■ **The task**
Extract all lines that hold the string "this".

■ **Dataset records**
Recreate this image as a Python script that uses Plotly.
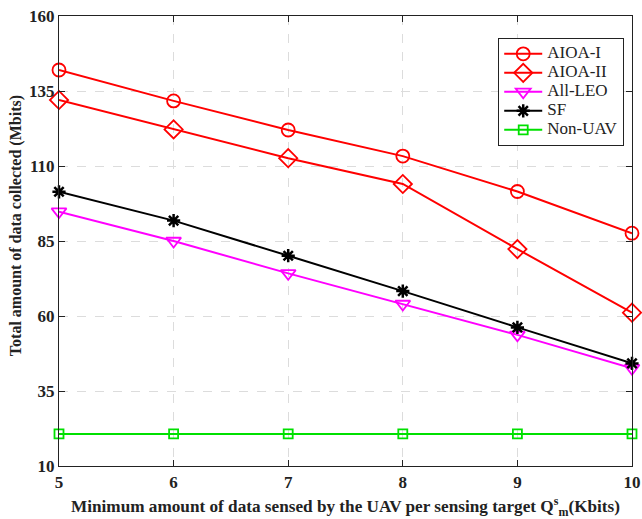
import plotly.graph_objects as go

x_vals = [5, 6, 7, 8, 9, 10]
aioa1 = [142.0, 131.7, 122.0, 113.3, 101.5, 87.6]
aioa2 = [132.0, 122.2, 112.6, 104.0, 82.3, 61.1]
all_leo = [94.8, 85.0, 74.2, 64.0, 53.7, 42.6]
sf = [101.4, 91.8, 80.1, 68.3, 56.2, 44.2]
non_uav = [20.7, 20.7, 20.7, 20.7, 20.7, 20.7]
y_ticks = [10, 35, 60, 85, 110, 135, 160]

series = [
    ("AIOA-I", aioa1, "#ff0000", "circle-open", 13),
    ("AIOA-II", aioa2, "#ff0000", "diamond-open", 14),
    ("All-LEO", all_leo, "#ff00ff", "triangle-down-open", 13),
    ("SF", sf, "#000000", "asterisk-open", 11),
    ("Non-UAV", non_uav, "#00e000", "square-open", 9),
]

font_family = "Liberation Serif, Times New Roman, serif"

fig = go.Figure()
for name, ys, color, sym, size in series:
    fig.add_trace(go.Scatter(
        x=x_vals, y=ys, mode="lines+markers",
        name='<span style="font-size:17px;font-family:\'Liberation Serif\',serif">' + name + '</span>',
        line=dict(color=color, width=2),
        marker=dict(symbol=sym, size=size, color=color,
                    line=dict(color=color, width=1.8 if sym != "asterisk-open" else 2.5)),
        cliponaxis=False,
    ))

fig.update_layout(
    width=642, height=519,
    margin=dict(l=59, r=10, t=16, b=53, autoexpand=False),
    plot_bgcolor="white", paper_bgcolor="white",
    font=dict(family=font_family, color="#222222"),
    showlegend=True,
    legend=dict(
        x=0.766, y=0.951, xanchor="left", yanchor="top",
        bgcolor="white", bordercolor="#222222", borderwidth=1.3,
        font=dict(family=font_family, size=11.8, color="#222222"),
        tracegroupgap=0, itemwidth=38,
    ),
    xaxis=dict(
        range=[5, 10], tickvals=x_vals, ticktext=[str(v) for v in x_vals],
        showgrid=True, gridcolor="#dcdcdc", griddash="dash", gridwidth=1,
        showline=True, linecolor="#222222", linewidth=1.2, mirror="ticks",
        ticks="inside", ticklen=6, tickcolor="#222222", automargin=False,
        tickfont=dict(family=font_family, size=17, color="#222222", weight="bold"),
        title=dict(text="Minimum amount of data sensed by the UAV per sensing target Q<sup>s</sup><sub>m</sub>(Kbits)",
                   font=dict(family=font_family, size=17.2, color="#222222", weight="bold"),
                   standoff=10),
        zeroline=False,
    ),
    yaxis=dict(
        range=[10, 160], tickvals=y_ticks, ticktext=[str(v) for v in y_ticks],
        showgrid=True, gridcolor="#dcdcdc", griddash="dash", gridwidth=1,
        showline=True, linecolor="#222222", linewidth=1.2, mirror="ticks",
        ticks="inside", ticklen=6, tickcolor="#222222", automargin=False,
        tickfont=dict(family=font_family, size=17, color="#222222", weight="bold"),
        zeroline=False,
    ),
    annotations=[dict(
        text="Total amount of data collected (Mbits)",
        xref="paper", yref="paper", x=0, y=0.533, xanchor="center", yanchor="middle",
        xshift=-43, textangle=-90, showarrow=False,
        font=dict(family=font_family, size=16, color="#222222", weight="bold"),
    )],
)

fig.write_html("out.html")
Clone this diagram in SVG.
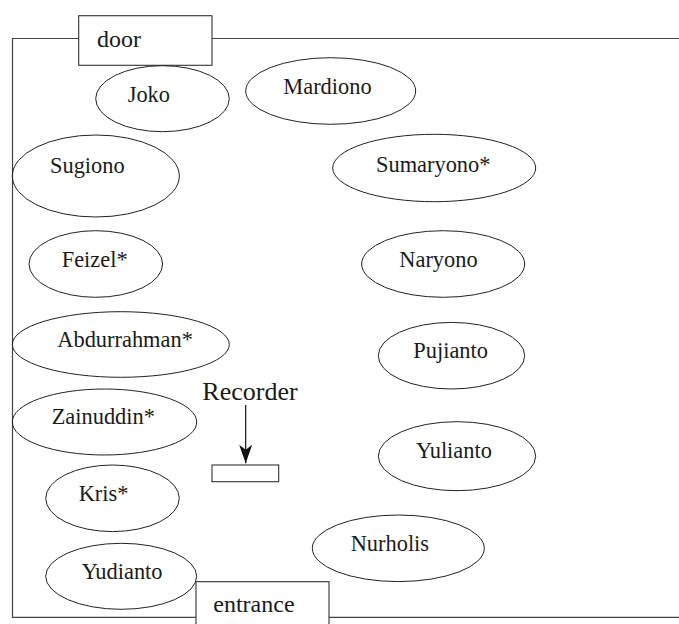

■ **Solved exercise**
Recreate this image as a Python script that uses Plotly.
Clone this diagram in SVG.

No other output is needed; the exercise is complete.